Не на кого было роптать. Только на себя. Потом пришел черед других утрат, тяжесть которых все возрастала. И вот однажды, — это уже было незадолго до моего решительного и неотвратимого прихода в церковь, мне приснился сон, в котором было предсказано все, что впоследствии свершилось со мной…
* * *
Я увидела себя и маму вместе восходящими на абсолютно белую снежную гору без деревьев и домов, без ничего — крутая огромная белая гора и над ней где-то далеко такое же белое непрозрачное зимнее небо. Мы идем с мамой, держась за руки, и смеемся.

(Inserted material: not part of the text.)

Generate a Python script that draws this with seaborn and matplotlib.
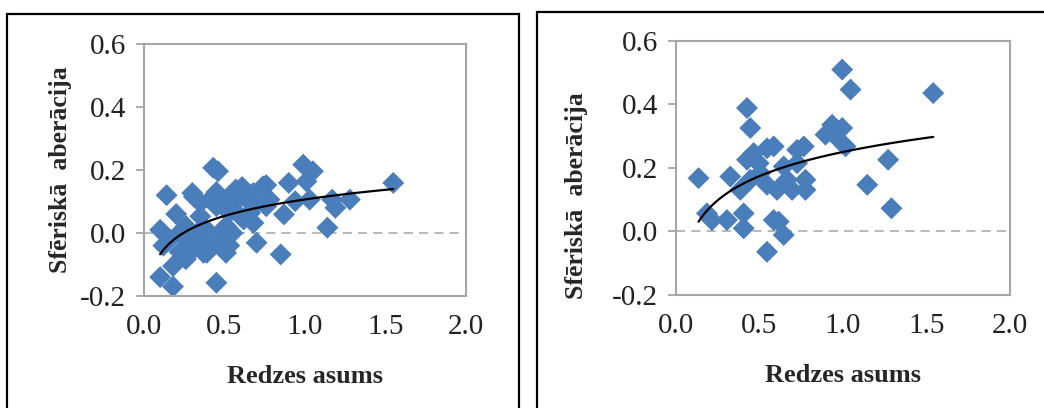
import matplotlib
matplotlib.use('Agg')
import matplotlib.pyplot as plt
from matplotlib.patches import Rectangle
import numpy as np
import pandas as pd
import seaborn as sns

# left panel: visual acuity vs spherical aberration
left_x = [0.10, 0.18, 0.10, 0.12, 0.14, 0.20, 0.18, 0.22, 0.26, 0.31,
          0.35, 0.37, 0.41, 0.43, 0.46, 0.45, 0.43, 0.53, 0.53, 0.57,
          0.60, 0.64, 0.68, 0.70, 0.74, 0.78, 0.85, 0.87, 0.90, 0.94,
          0.99, 1.05, 1.03, 1.14, 1.17, 1.19, 1.28, 1.55, 1.01, 0.26,
          0.33, 0.39, 0.47, 0.51, 0.55, 0.62, 0.45, 0.49, 0.35, 0.31,
          0.39, 0.47, 0.24, 0.55, 0.66, 0.70, 0.60, 0.53, 0.68, 0.76,
          0.35, 0.22, 0.16, 0.51, 0.26, 0.30, 0.45, 0.61, 0.76]
left_y = [-0.140, -0.170, 0.010, -0.040, 0.120, 0.060, -0.105, -0.060, -0.020, 0.115,
          0.053, -0.063, 0.106, 0.207, 0.196, -0.158, -0.040, -0.040, 0.064, 0.138,
          0.053, 0.106, 0.127, -0.031, 0.148, 0.106, -0.068, 0.059, 0.159, 0.101,
          0.217, 0.196, 0.106, 0.017, 0.106, 0.080, 0.106, 0.159, 0.164, 0.022,
          0.000, 0.010, 0.000, 0.022, 0.000, 0.043, 0.085, 0.106, -0.020, -0.050,
          -0.063, -0.020, 0.010, 0.096, 0.064, 0.096, 0.117, 0.117, 0.032, 0.085,
          0.096, 0.000, -0.020, -0.063, -0.083, 0.127, 0.130, 0.146, 0.152]

# right panel
right_x = [0.135, 0.185, 0.215, 0.305, 0.325, 0.385, 0.405, 0.405, 0.425, 0.425,
           0.445, 0.445, 0.465, 0.495, 0.545, 0.585, 0.545, 0.545, 0.585, 0.615,
           0.645, 0.605, 0.645, 0.665, 0.695, 0.725, 0.765, 0.775, 0.775, 0.725,
           0.895, 0.935, 0.995, 0.955, 1.015, 0.995, 1.045, 1.145, 1.270, 1.290,
           1.540, 0.505]
right_y = [0.168, 0.057, 0.036, 0.036, 0.173, 0.131, 0.057, 0.010, 0.226, 0.389,
           0.326, 0.163, 0.247, 0.215, 0.262, 0.268, 0.147, -0.064, 0.036, 0.031,
           -0.011, 0.131, 0.205, 0.163, 0.131, 0.257, 0.268, 0.163, 0.131, 0.215,
           0.305, 0.336, 0.326, 0.300, 0.268, 0.510, 0.447, 0.147, 0.226, 0.073,
           0.436, 0.184]

x_ticks = [0.0, 0.5, 1.0, 1.5, 2.0]
y_ticks = [-0.2, 0.0, 0.2, 0.4, 0.6]
x_label = 'Redzes asums'
y_label = 'Sfēriskā  aberācija'

sns.set_theme(style='white')
plt.rcParams['font.family'] = ['Liberation Serif', 'DejaVu Serif']

fig = plt.figure(figsize=(10.44, 4.08), dpi=100)
ax1 = fig.add_axes([0.138, 0.2745, 0.308, 0.6176])
ax2 = fig.add_axes([0.6475, 0.277, 0.32, 0.6225])

blue = '#4a7ebb'
grey = '#a6a6a6'

for ax, xs, ys in [(ax1, left_x, left_y), (ax2, right_x, right_y)]:
    df = pd.DataFrame({'x': xs, 'y': ys})
    ax.axhline(0, color=grey, lw=1.1, ls=(0, (6, 4)), zorder=1)
    sns.scatterplot(data=df, x='x', y='y', marker='D', s=125, color=blue,
                    edgecolor='none', ax=ax, zorder=2)
    # logarithmic trend line, like the Excel one
    sns.regplot(data=df, x='x', y='y', logx=True, scatter=False, ci=None,
                truncate=True, color='black', line_kws={'lw': 1.6, 'zorder': 3}, ax=ax)
    ax.set_xlim(0, 2.0)
    ax.set_ylim(-0.2, 0.6)
    ax.set_xticks(x_ticks)
    ax.set_yticks(y_ticks)
    ax.set_xticklabels([f'{v:.1f}' for v in x_ticks])
    ax.set_yticklabels([f'{v:.1f}' for v in y_ticks])
    for sp in ax.spines.values():
        sp.set_color(grey)
        sp.set_linewidth(1.5)
    ax.tick_params(axis='y', length=6, width=1.3, color=grey, direction='out',
                   labelsize=21, pad=7, left=True, labelcolor='#222222')
    ax.tick_params(axis='x', length=0, labelsize=21, pad=13, labelcolor='#222222')
    ax.set_xlabel(x_label, fontsize=19, fontweight='bold', labelpad=18)
    ax.set_ylabel(y_label, fontsize=18.5, fontweight='bold', labelpad=6)

# right chart's y title sits a bit lower and further out
ax2.yaxis.set_label_coords(-0.263, 0.39)

# the black frames around each chart
fig.add_artist(Rectangle((7 / 1044, -0.05), 512 / 1044, 1.05 - 14 / 408,
                         transform=fig.transFigure, fill=False, ec='black', lw=1.6))
fig.add_artist(Rectangle((537 / 1044, -0.05), 0.6, 1.05 - 12 / 408,
                         transform=fig.transFigure, fill=False, ec='black', lw=1.6))

fig.savefig('out.png', dpi=100)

Мы ведь были очень дружны, и мама любила и умела посмеяться, — у нее было замечательное художническое свойство — почти детская живость; и вот на середине пути вдруг — провал сознания прямо во сне, но я чувствую, слышу и вижу, что происходит что-то ужасающее, очень страшное, что не возможно стерпеть. Во время сна я вижу все т о происходившее, ужасающее, но оно мгновенно сокрывается от меня… Но вот ужасающее закончилось и я опять все вижу ясно: я медленно и трудно, с великим трудом взбираюсь вверх по горе. У меня разрывается сердце, я горько плачу, и я — одна: мамы уже нет со мной. Из последних сил я карабкаюсь вверх, но остановиться не могу, гора так высока, что лучше не оборачиваться… И вдруг почти на уровне моих глаз, а я пригнута долу, согнута в три погибели, — я вижу прямо перед собой на высоте стопы святителя Божия в полном архиерейском облачении и его золотой посох.